=== EXERCISE MATERIAL ===
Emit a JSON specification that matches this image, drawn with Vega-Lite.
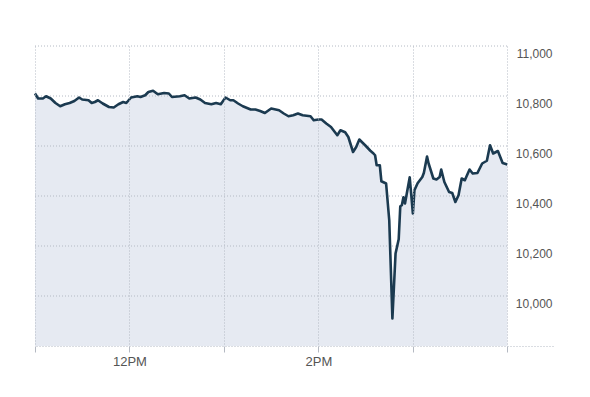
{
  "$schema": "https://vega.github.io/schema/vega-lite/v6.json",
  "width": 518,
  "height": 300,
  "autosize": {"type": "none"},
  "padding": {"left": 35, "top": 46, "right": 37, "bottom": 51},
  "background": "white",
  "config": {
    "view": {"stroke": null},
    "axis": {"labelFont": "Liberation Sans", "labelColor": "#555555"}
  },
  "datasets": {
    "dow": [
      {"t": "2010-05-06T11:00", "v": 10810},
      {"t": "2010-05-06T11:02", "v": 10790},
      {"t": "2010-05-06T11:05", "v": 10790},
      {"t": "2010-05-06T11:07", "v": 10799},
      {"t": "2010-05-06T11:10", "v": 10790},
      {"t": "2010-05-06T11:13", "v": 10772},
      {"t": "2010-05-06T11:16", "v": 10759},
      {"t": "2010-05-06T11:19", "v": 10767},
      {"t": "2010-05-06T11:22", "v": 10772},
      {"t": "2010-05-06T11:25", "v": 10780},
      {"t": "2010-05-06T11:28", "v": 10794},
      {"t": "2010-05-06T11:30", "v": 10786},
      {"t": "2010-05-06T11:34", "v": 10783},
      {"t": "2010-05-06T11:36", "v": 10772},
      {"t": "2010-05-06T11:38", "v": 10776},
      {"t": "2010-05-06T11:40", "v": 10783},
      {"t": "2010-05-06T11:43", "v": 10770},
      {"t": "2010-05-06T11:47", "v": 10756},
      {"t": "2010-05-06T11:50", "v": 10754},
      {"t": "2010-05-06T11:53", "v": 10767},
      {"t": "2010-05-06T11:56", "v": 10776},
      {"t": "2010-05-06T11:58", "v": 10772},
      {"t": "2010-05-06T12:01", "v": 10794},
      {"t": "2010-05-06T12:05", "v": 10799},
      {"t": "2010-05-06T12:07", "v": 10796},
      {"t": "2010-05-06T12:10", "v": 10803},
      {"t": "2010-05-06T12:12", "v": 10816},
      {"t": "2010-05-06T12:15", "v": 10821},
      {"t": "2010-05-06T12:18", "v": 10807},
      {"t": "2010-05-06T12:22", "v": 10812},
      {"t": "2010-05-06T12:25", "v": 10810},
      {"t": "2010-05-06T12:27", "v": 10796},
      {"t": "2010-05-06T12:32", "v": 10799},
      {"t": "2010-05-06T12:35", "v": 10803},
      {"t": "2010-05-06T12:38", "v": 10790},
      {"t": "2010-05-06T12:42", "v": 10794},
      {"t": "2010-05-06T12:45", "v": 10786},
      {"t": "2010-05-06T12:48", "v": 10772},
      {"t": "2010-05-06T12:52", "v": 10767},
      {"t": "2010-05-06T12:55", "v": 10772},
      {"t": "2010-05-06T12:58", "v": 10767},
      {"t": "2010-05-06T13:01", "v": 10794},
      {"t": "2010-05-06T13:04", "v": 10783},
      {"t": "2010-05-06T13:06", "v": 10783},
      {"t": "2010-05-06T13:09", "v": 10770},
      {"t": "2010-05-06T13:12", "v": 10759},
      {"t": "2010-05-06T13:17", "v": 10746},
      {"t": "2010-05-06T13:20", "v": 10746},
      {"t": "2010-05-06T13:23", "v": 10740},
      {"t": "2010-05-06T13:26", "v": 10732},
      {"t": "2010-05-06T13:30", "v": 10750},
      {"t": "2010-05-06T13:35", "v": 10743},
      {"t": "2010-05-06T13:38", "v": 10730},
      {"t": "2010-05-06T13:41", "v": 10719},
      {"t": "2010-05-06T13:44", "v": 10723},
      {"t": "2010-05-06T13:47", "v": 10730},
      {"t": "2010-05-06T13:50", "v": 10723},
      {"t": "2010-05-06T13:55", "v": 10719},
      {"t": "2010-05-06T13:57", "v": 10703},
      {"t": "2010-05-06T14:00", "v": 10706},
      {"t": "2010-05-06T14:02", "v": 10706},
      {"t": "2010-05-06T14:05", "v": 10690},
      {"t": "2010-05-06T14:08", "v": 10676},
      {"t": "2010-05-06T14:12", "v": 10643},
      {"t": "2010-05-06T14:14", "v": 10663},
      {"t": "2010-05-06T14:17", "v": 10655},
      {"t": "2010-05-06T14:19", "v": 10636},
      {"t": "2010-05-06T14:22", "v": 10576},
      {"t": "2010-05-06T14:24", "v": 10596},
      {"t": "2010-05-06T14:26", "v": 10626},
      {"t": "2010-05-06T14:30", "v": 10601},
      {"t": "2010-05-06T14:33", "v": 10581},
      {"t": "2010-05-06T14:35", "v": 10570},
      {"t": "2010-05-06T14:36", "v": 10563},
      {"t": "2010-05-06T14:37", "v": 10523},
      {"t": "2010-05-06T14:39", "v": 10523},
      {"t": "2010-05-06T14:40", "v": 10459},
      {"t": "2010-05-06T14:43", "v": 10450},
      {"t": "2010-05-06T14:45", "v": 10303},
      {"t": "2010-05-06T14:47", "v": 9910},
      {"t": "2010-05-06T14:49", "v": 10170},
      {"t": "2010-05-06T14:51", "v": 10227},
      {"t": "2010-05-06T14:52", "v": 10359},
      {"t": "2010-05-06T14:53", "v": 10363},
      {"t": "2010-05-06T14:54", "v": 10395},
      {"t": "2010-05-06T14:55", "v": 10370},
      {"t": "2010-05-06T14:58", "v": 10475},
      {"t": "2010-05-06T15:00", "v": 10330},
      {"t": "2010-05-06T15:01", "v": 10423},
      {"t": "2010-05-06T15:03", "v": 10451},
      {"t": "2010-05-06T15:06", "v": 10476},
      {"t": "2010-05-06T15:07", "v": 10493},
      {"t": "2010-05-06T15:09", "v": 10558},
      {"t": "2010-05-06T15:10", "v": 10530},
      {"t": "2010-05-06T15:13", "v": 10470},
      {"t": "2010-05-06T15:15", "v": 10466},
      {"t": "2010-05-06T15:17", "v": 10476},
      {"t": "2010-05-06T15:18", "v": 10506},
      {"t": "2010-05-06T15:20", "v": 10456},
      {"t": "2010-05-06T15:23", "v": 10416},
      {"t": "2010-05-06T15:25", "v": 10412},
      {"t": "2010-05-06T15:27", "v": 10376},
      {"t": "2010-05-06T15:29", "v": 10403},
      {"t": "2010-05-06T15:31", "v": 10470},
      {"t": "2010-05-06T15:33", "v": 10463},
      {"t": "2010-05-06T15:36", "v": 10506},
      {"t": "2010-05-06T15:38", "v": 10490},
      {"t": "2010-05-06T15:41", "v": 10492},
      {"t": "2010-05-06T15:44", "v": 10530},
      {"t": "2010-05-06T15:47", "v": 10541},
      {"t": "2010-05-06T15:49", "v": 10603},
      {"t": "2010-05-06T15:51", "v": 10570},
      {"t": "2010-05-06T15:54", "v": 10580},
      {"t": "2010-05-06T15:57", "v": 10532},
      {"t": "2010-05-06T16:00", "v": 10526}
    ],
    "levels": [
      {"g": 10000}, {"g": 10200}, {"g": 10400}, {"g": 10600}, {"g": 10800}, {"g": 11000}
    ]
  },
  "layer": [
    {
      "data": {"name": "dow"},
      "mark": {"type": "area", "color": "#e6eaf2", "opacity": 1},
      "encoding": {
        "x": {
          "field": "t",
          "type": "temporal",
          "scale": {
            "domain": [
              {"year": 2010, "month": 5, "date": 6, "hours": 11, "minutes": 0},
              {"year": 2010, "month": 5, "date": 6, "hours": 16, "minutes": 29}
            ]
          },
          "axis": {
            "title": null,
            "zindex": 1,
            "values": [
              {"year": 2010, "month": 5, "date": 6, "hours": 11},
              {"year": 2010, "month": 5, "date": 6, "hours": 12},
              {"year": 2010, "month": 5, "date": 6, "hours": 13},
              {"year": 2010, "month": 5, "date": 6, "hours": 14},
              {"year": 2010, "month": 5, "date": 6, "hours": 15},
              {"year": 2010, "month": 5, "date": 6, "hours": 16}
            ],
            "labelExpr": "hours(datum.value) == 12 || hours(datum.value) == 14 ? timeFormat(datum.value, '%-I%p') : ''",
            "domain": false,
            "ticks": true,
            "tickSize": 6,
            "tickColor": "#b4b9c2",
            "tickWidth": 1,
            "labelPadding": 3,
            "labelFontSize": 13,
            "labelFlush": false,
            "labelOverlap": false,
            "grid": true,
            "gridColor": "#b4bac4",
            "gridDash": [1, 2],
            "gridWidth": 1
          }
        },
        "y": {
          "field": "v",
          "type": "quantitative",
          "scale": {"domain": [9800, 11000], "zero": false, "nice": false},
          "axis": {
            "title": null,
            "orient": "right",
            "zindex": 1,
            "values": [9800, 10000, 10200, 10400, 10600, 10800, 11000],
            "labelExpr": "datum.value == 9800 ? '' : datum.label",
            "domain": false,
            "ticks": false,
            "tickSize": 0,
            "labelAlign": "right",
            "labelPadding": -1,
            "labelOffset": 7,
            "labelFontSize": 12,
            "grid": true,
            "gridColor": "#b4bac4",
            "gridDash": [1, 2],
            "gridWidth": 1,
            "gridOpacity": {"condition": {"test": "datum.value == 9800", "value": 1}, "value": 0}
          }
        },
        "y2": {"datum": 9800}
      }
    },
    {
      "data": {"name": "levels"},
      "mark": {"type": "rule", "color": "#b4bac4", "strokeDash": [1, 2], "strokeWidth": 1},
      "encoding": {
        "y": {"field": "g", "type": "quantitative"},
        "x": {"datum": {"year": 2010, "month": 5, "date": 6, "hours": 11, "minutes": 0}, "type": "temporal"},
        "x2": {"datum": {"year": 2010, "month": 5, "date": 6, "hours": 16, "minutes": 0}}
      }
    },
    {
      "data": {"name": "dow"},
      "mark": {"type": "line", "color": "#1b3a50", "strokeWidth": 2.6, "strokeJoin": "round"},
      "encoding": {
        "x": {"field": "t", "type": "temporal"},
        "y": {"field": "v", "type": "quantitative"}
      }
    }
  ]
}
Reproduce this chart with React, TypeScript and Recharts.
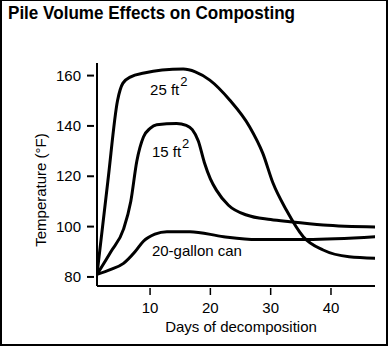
===
WORK TO BE COMPLETED
Pick out the lines above that hold the string "this" and show them.

TASK RESULT
Emit a JSON specification that matches this image, drawn with Vega-Lite.
Reproduce this chart with React, TypeScript and Recharts.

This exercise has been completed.